I have this dataframe containing specific information from many firms. Each row represents the addition of a new public information that can be associated with any of the firms (there are around 4000 in the sample I believe). I have a column called 'company_ID' (specific to each firm) and another one 'date' which contains the dates of publication of the new info specified in the row. I want to verify if for each firm (each 'company_ID'), the dataframe contains 'date' going from 2012 to 2014). In other words, each firm should have information from 2012, 2013 and 2014 respectively in order to then calculate representative statistics.
I tried creating a dictionary, keys being 'company_ID' or groupby, but I find myself stuck every time.
Any idea how to solve this? Thank you!
Please try to provide a minimal reproducible example next time and the desired output next time
I created a small df with the information you provided, in case someone has a better answer:
import pandas as pd
import numpy as np
df = pd.DataFrame({'Company_ID': np.random.randint(0,4,24),
'Year' : np.random.randint(2011,2015,24),
'Stock_Price': np.random.rand(24),
'Employees' : np.random.randint(700,800,24)})
df.dtypes
df['Company_ID']=df['Company_ID'].astype(str)
df=df.replace({'Company_ID' : { '0' : 'FB', '1' : 'CNN', '2' : 'Utube','3':'CricCroc' }})
So now back to your answer:
First I created a new df with the selected years:
df_select=df[df['Year'].isin([2012,2014])]
Now I am able to apply the groupby
per company ID and per year and .agg
can give me some statistics using numpy or other functions.
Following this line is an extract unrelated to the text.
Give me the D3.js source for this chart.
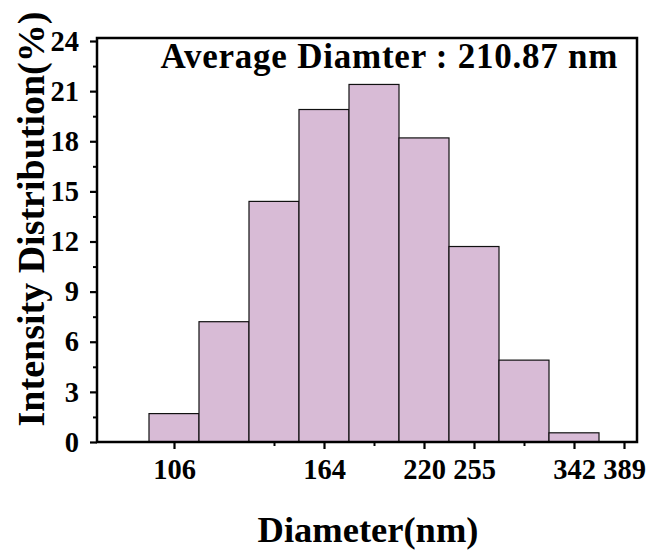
<!DOCTYPE html>
<html>
<head>
<meta charset="utf-8">
<script src="https://cdn.jsdelivr.net/npm/d3@7"></script>
<style>
  body { margin: 0; background: #fff; }
</style>
</head>
<body>
<div id="container"></div>
<script>
// histogram bins (index of bin) and intensity values (%)
const binIndex = [0, 1, 2, 3, 4, 5, 6, 7, 8];
const intensity = [1.7, 7.2, 14.4, 19.9, 21.4, 18.2, 11.7, 4.9, 0.55];
// labelled x ticks: position in bin units and label
const xTickPos = [0, 3, 5, 6, 8, 9];
const xTickLabels = ["106", "164", "220", "255", "342", "389"];
const xMinorPos = [2, 4, 7];
const yTicks = [0, 3, 6, 9, 12, 15, 18, 21, 24];
const yMinor = [1.5, 4.5, 7.5, 10.5, 13.5, 16.5, 19.5, 22.5];

const W = 651, H = 559;
const plotLeft = 97, plotRight = 637, plotTop = 38, plotBottom = 442;
const font = "'Liberation Serif', 'Times New Roman', serif";

let viz = d3.select("#container")
  .append("svg")
    .attr("width", W)
    .attr("height", H)
;

// bin index -> pixel (bin centre)
let x = d3.scaleLinear().domain([-0.5, 9.28]).range([149, 638]);
let y = d3.scaleLinear().domain([0, 24.18]).range([plotBottom, plotTop]);

// bars
viz.selectAll("rect.bar")
  .data(binIndex)
  .enter()
  .append("rect")
    .attr("class", "bar")
    .attr("x", i => x(i - 0.5))
    .attr("width", i => x(i + 0.5) - x(i - 0.5))
    .attr("y", i => y(intensity[i]))
    .attr("height", i => y(0) - y(intensity[i]))
    .attr("fill", "#d8bbd6")
    .attr("stroke", "#111")
    .attr("stroke-width", 1.2)
;

// y axis
let yAxis = d3.axisLeft(y).tickValues(yTicks).tickSize(7).tickSizeOuter(0).tickPadding(11);
let gy = viz.append("g").attr("transform", `translate(${plotLeft},0)`).call(yAxis);
gy.selectAll(".tick line").attr("stroke-width", 2.2);
let gyMinor = viz.append("g").attr("transform", `translate(${plotLeft},0)`)
  .call(d3.axisLeft(y).tickValues(yMinor).tickSize(4).tickSizeOuter(0).tickFormat(""));
gyMinor.selectAll(".tick line").attr("stroke-width", 2);
gyMinor.select(".domain").remove();

// x axis
let xAxis = d3.axisBottom(x).tickValues(xTickPos)
  .tickFormat((d, i) => xTickLabels[i]).tickSize(7).tickSizeOuter(0).tickPadding(10);
let gx = viz.append("g").attr("transform", `translate(0,${plotBottom})`).call(xAxis);
gx.selectAll(".tick line").attr("stroke-width", 2.2);
let gxMinor = viz.append("g").attr("transform", `translate(0,${plotBottom})`)
  .call(d3.axisBottom(x).tickValues(xMinorPos).tickSize(4).tickSizeOuter(0).tickFormat(""));
gxMinor.selectAll(".tick line").attr("stroke-width", 2);
gxMinor.select(".domain").remove();
gx.select(".domain").remove();
gy.select(".domain").remove();

[gx, gy].forEach(g => g.selectAll("text")
  .attr("font-family", font)
  .attr("font-weight", "bold")
  .attr("font-size", 28.5)
  .attr("fill", "#000"));

// frame
viz.append("rect")
    .attr("x", plotLeft)
    .attr("y", plotTop)
    .attr("width", plotRight - plotLeft)
    .attr("height", plotBottom - plotTop)
    .attr("fill", "none")
    .attr("stroke", "black")
    .attr("stroke-width", 2.5)
;

// annotation
viz.append("text")
    .text("Average Diamter : 210.87 nm")
    .attr("x", 389)
    .attr("y", 68)
    .attr("text-anchor", "middle")
    .attr("font-family", font)
    .attr("font-weight", "bold")
    .attr("font-size", 35)
    .attr("textLength", 457)
    .attr("lengthAdjust", "spacing")
;

// axis titles
viz.append("text")
    .text("Diameter(nm)")
    .attr("x", 368)
    .attr("y", 542)
    .attr("text-anchor", "middle")
    .attr("font-family", font)
    .attr("font-weight", "bold")
    .attr("font-size", 36.5)
;
viz.append("text")
    .text("Intensity Distribution(%)")
    .attr("transform", "translate(44,219) rotate(-90)")
    .attr("text-anchor", "middle")
    .attr("font-family", font)
    .attr("font-weight", "bold")
    .attr("font-size", 38)
;
</script>
</body>
</html>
df_select.groupby(['Company_ID','Year']).agg({'Stock_Price' : (np.mean,np.size), 'Employees' : (np.min,np.max)})
___________________________Stock_Price Employees
mean size amin amax
Company_ID Year
CNN 2014 0.422794 2 722 734
CricCroc 2012 0.308549 1 736 736
FB 2012 0.822580 2 754 772
Utube 2012 0.324149 2 713 799
2014 0.466509 2 733 781
Please note that I used random functions to generate the df. Values may vary when using my code.